DATA:
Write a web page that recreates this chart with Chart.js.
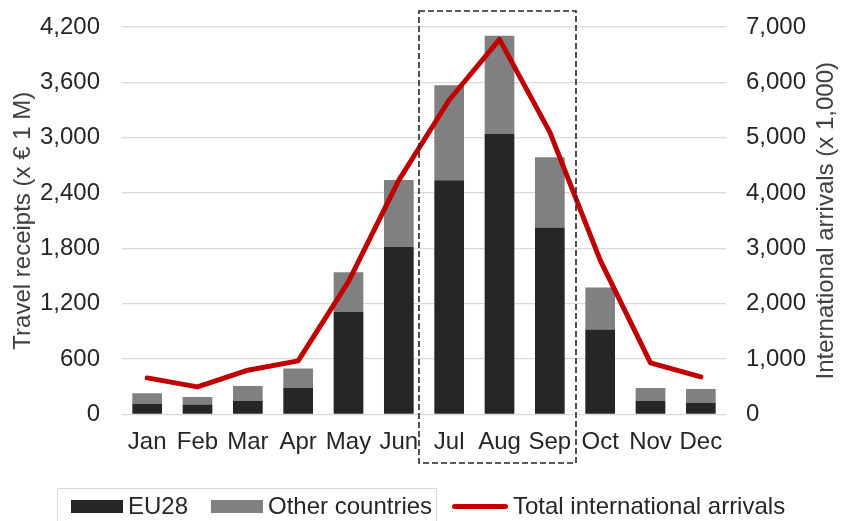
<!DOCTYPE html>
<html>
<head>
<meta charset="utf-8">
<script src="https://cdn.jsdelivr.net/npm/chart.js@4/dist/chart.umd.min.js"></script>
<style>
  html, body { margin: 0; padding: 0; background: #fff; }
  #wrap { position: relative; width: 846px; height: 521px; overflow: hidden; }
  #chart { position: absolute; left: 0; top: 0; }
  .legend-frame { position: absolute; left: 57px; top: 488px; width: 380px; height: 45px;
                  border: 1px solid #d9d9d9; box-sizing: border-box; }
  .legend-item { position: absolute; top: 492px; height: 28px; display: flex; align-items: center;
                 font-family: 'Liberation Sans', Arial, sans-serif; font-size: 24px; color: #262626;
                 white-space: nowrap; }
  .legend-item .sw { display: inline-block; margin-right: 5px; }
</style>
</head>
<body>
<div id="wrap">
  <canvas id="chart" width="846" height="521"></canvas>
  <div id="legend"></div>
</div>
<script>
// Monthly travel receipts (x € 1 M) split by origin, and total international arrivals (x 1,000)
const months = ['Jan', 'Feb', 'Mar', 'Apr', 'May', 'Jun', 'Jul', 'Aug', 'Sep', 'Oct', 'Nov', 'Dec'];
const eu28 = [115, 108, 150, 289, 1113, 1818, 2540, 3040, 2028, 920, 146, 125];
const otherCountries = [116, 83, 160, 210, 430, 723, 1030, 1066, 759, 457, 141, 151];
const totalArrivals = [661, 499, 800, 969, 2400, 4235, 5681, 6777, 5100, 2789, 933, 680];

// axis ranges and titles
const receiptsMax = 4200, receiptsStep = 600;
const arrivalsMax = 7000, arrivalsStep = 1000;
const receiptsTitle = 'Travel receipts (x € 1 M)';
const arrivalsTitle = 'International arrivals (x 1,000)';

// peak season framed with a dashed box
const seasonStart = 'Jul';
const seasonEnd = 'Sep';

const FONT = "'Liberation Sans', Arial, sans-serif";
const FONT_SIZE = 24;
Chart.defaults.font.family = FONT;
Chart.defaults.font.size = FONT_SIZE;
Chart.defaults.color = '#404040';

const seasonBox = {
  id: 'seasonBox',
  afterDatasetsDraw(chart) {
    const x = chart.scales.x;
    const i0 = months.indexOf(seasonStart), i1 = months.indexOf(seasonEnd);
    const half = (x.getPixelForValue(1) - x.getPixelForValue(0)) / 2;
    const left = x.getPixelForValue(i0) - half - 5;
    const right = x.getPixelForValue(i1) + half + 1;
    const top = 11, bottom = 463;
    const ctx = chart.ctx;
    ctx.save();
    ctx.strokeStyle = '#262626';
    ctx.lineWidth = 1.6;
    ctx.setLineDash([6, 3]);
    ctx.strokeRect(left, top, right - left, bottom - top);
    ctx.restore();
  }
};

// right-hand axis title, reading bottom to top like the left one
const rightTitle = {
  id: 'rightTitle',
  afterDraw(chart) {
    const area = chart.chartArea;
    const ctx = chart.ctx;
    ctx.save();
    ctx.translate(826.5, (area.top + area.bottom) / 2);
    ctx.rotate(-Math.PI / 2);
    ctx.font = FONT_SIZE + 'px ' + FONT;
    ctx.fillStyle = '#404040';
    ctx.textAlign = 'center';
    ctx.textBaseline = 'middle';
    ctx.fillText(arrivalsTitle, 0, 0);
    ctx.restore();
  }
};

const noVerticalOverflow = s => { s.paddingTop = 0; s.paddingBottom = 0; };

const chart = new Chart(document.getElementById('chart'), {
  data: {
    labels: months,
    datasets: [
      { type: 'bar', label: 'EU28', data: eu28, backgroundColor: '#262626',
        stack: 'receipts', yAxisID: 'y', order: 2 },
      { type: 'bar', label: 'Other countries', data: otherCountries, backgroundColor: '#808080',
        stack: 'receipts', yAxisID: 'y', order: 2 },
      { type: 'line', label: 'Total international arrivals', data: totalArrivals,
        borderColor: '#C00000', backgroundColor: '#C00000', borderWidth: 5,
        pointRadius: 0, tension: 0, borderJoinStyle: 'round', borderCapStyle: 'round',
        yAxisID: 'y1', order: 1 }
    ]
  },
  options: {
    responsive: false,
    animation: false,
    layout: { padding: { top: 27, left: 0, right: 0, bottom: 66.5 } },
    datasets: { bar: { barPercentage: 0.59, categoryPercentage: 1 } },
    plugins: { legend: { display: false }, tooltip: { enabled: false } },
    scales: {
      x: {
        stacked: true,
        grid: { display: false, drawTicks: false },
        border: { display: false },
        ticks: { padding: 13, color: '#262626', autoSkip: false, maxRotation: 0, minRotation: 0 },
        afterFit(s) { s.height = 40; }
      },
      y: {
        position: 'left',
        stacked: true,
        min: 0, max: receiptsMax,
        ticks: { stepSize: receiptsStep, padding: 22, color: '#262626' },
        grid: { color: '#d9d9d9', lineWidth: 1.3, drawTicks: false },
        border: { display: false },
        title: { display: true, text: receiptsTitle, color: '#404040',
                 padding: { top: 9, bottom: 0 } },
        afterFit(s) { s.width = 122; noVerticalOverflow(s); }
      },
      y1: {
        position: 'right',
        min: 0, max: arrivalsMax,
        ticks: { stepSize: arrivalsStep, padding: 20, color: '#262626' },
        grid: { display: false, drawTicks: false },
        border: { display: false },
        title: { display: false },
        afterFit(s) { s.width = 120; noVerticalOverflow(s); }
      }
    }
  },
  plugins: [seasonBox, rightTitle]
});

// Legend built from the chart's own datasets
(function buildLegend() {
  const host = document.getElementById('legend');
  const frame = document.createElement('div');
  frame.className = 'legend-frame';
  host.appendChild(frame);
  const lefts = [71, 211, 452];
  chart.data.datasets.forEach((ds, i) => {
    const item = document.createElement('div');
    item.className = 'legend-item';
    item.style.left = lefts[i] + 'px';
    const sw = document.createElement('span');
    sw.className = 'sw';
    if (ds.type === 'line') {
      sw.style.width = '56px'; sw.style.height = '5px';
      sw.style.borderRadius = '3px';
      sw.style.background = ds.borderColor;
    } else {
      sw.style.width = '52px'; sw.style.height = '13px';
      sw.style.background = ds.backgroundColor;
    }
    item.appendChild(sw);
    const t = document.createElement('span');
    t.textContent = ds.label;
    item.appendChild(t);
    host.appendChild(item);
  });
})();
</script>
</body>
</html>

GIVEN TASK: Without the pictures, write out all of the material exactly.

ANSWER TO THE PROBLEM:
Write a web page that recreates this chart with Chart.js.
<!DOCTYPE html>
<html>
<head>
<meta charset="utf-8">
<script src="https://cdn.jsdelivr.net/npm/chart.js@4/dist/chart.umd.min.js"></script>
<style>
  html, body { margin: 0; padding: 0; background: #fff; }
  #wrap { position: relative; width: 846px; height: 521px; overflow: hidden; }
  #chart { position: absolute; left: 0; top: 0; }
  .legend-frame { position: absolute; left: 57px; top: 488px; width: 380px; height: 45px;
                  border: 1px solid #d9d9d9; box-sizing: border-box; }
  .legend-item { position: absolute; top: 492px; height: 28px; display: flex; align-items: center;
                 font-family: 'Liberation Sans', Arial, sans-serif; font-size: 24px; color: #262626;
                 white-space: nowrap; }
  .legend-item .sw { display: inline-block; margin-right: 5px; }
</style>
</head>
<body>
<div id="wrap">
  <canvas id="chart" width="846" height="521"></canvas>
  <div id="legend"></div>
</div>
<script>
// Monthly travel receipts (x € 1 M) split by origin, and total international arrivals (x 1,000)
const months = ['Jan', 'Feb', 'Mar', 'Apr', 'May', 'Jun', 'Jul', 'Aug', 'Sep', 'Oct', 'Nov', 'Dec'];
const eu28 = [115, 108, 150, 289, 1113, 1818, 2540, 3040, 2028, 920, 146, 125];
const otherCountries = [116, 83, 160, 210, 430, 723, 1030, 1066, 759, 457, 141, 151];
const totalArrivals = [661, 499, 800, 969, 2400, 4235, 5681, 6777, 5100, 2789, 933, 680];

// axis ranges and titles
const receiptsMax = 4200, receiptsStep = 600;
const arrivalsMax = 7000, arrivalsStep = 1000;
const receiptsTitle = 'Travel receipts (x € 1 M)';
const arrivalsTitle = 'International arrivals (x 1,000)';

// peak season framed with a dashed box
const seasonStart = 'Jul';
const seasonEnd = 'Sep';

const FONT = "'Liberation Sans', Arial, sans-serif";
const FONT_SIZE = 24;
Chart.defaults.font.family = FONT;
Chart.defaults.font.size = FONT_SIZE;
Chart.defaults.color = '#404040';

const seasonBox = {
  id: 'seasonBox',
  afterDatasetsDraw(chart) {
    const x = chart.scales.x;
    const i0 = months.indexOf(seasonStart), i1 = months.indexOf(seasonEnd);
    const half = (x.getPixelForValue(1) - x.getPixelForValue(0)) / 2;
    const left = x.getPixelForValue(i0) - half - 5;
    const right = x.getPixelForValue(i1) + half + 1;
    const top = 11, bottom = 463;
    const ctx = chart.ctx;
    ctx.save();
    ctx.strokeStyle = '#262626';
    ctx.lineWidth = 1.6;
    ctx.setLineDash([6, 3]);
    ctx.strokeRect(left, top, right - left, bottom - top);
    ctx.restore();
  }
};

// right-hand axis title, reading bottom to top like the left one
const rightTitle = {
  id: 'rightTitle',
  afterDraw(chart) {
    const area = chart.chartArea;
    const ctx = chart.ctx;
    ctx.save();
    ctx.translate(826.5, (area.top + area.bottom) / 2);
    ctx.rotate(-Math.PI / 2);
    ctx.font = FONT_SIZE + 'px ' + FONT;
    ctx.fillStyle = '#404040';
    ctx.textAlign = 'center';
    ctx.textBaseline = 'middle';
    ctx.fillText(arrivalsTitle, 0, 0);
    ctx.restore();
  }
};

const noVerticalOverflow = s => { s.paddingTop = 0; s.paddingBottom = 0; };

const chart = new Chart(document.getElementById('chart'), {
  data: {
    labels: months,
    datasets: [
      { type: 'bar', label: 'EU28', data: eu28, backgroundColor: '#262626',
        stack: 'receipts', yAxisID: 'y', order: 2 },
      { type: 'bar', label: 'Other countries', data: otherCountries, backgroundColor: '#808080',
        stack: 'receipts', yAxisID: 'y', order: 2 },
      { type: 'line', label: 'Total international arrivals', data: totalArrivals,
        borderColor: '#C00000', backgroundColor: '#C00000', borderWidth: 5,
        pointRadius: 0, tension: 0, borderJoinStyle: 'round', borderCapStyle: 'round',
        yAxisID: 'y1', order: 1 }
    ]
  },
  options: {
    responsive: false,
    animation: false,
    layout: { padding: { top: 27, left: 0, right: 0, bottom: 66.5 } },
    datasets: { bar: { barPercentage: 0.59, categoryPercentage: 1 } },
    plugins: { legend: { display: false }, tooltip: { enabled: false } },
    scales: {
      x: {
        stacked: true,
        grid: { display: false, drawTicks: false },
        border: { display: false },
        ticks: { padding: 13, color: '#262626', autoSkip: false, maxRotation: 0, minRotation: 0 },
        afterFit(s) { s.height = 40; }
      },
      y: {
        position: 'left',
        stacked: true,
        min: 0, max: receiptsMax,
        ticks: { stepSize: receiptsStep, padding: 22, color: '#262626' },
        grid: { color: '#d9d9d9', lineWidth: 1.3, drawTicks: false },
        border: { display: false },
        title: { display: true, text: receiptsTitle, color: '#404040',
                 padding: { top: 9, bottom: 0 } },
        afterFit(s) { s.width = 122; noVerticalOverflow(s); }
      },
      y1: {
        position: 'right',
        min: 0, max: arrivalsMax,
        ticks: { stepSize: arrivalsStep, padding: 20, color: '#262626' },
        grid: { display: false, drawTicks: false },
        border: { display: false },
        title: { display: false },
        afterFit(s) { s.width = 120; noVerticalOverflow(s); }
      }
    }
  },
  plugins: [seasonBox, rightTitle]
});

// Legend built from the chart's own datasets
(function buildLegend() {
  const host = document.getElementById('legend');
  const frame = document.createElement('div');
  frame.className = 'legend-frame';
  host.appendChild(frame);
  const lefts = [71, 211, 452];
  chart.data.datasets.forEach((ds, i) => {
    const item = document.createElement('div');
    item.className = 'legend-item';
    item.style.left = lefts[i] + 'px';
    const sw = document.createElement('span');
    sw.className = 'sw';
    if (ds.type === 'line') {
      sw.style.width = '56px'; sw.style.height = '5px';
      sw.style.borderRadius = '3px';
      sw.style.background = ds.borderColor;
    } else {
      sw.style.width = '52px'; sw.style.height = '13px';
      sw.style.background = ds.backgroundColor;
    }
    item.appendChild(sw);
    const t = document.createElement('span');
    t.textContent = ds.label;
    item.appendChild(t);
    host.appendChild(item);
  });
})();
</script>
</body>
</html>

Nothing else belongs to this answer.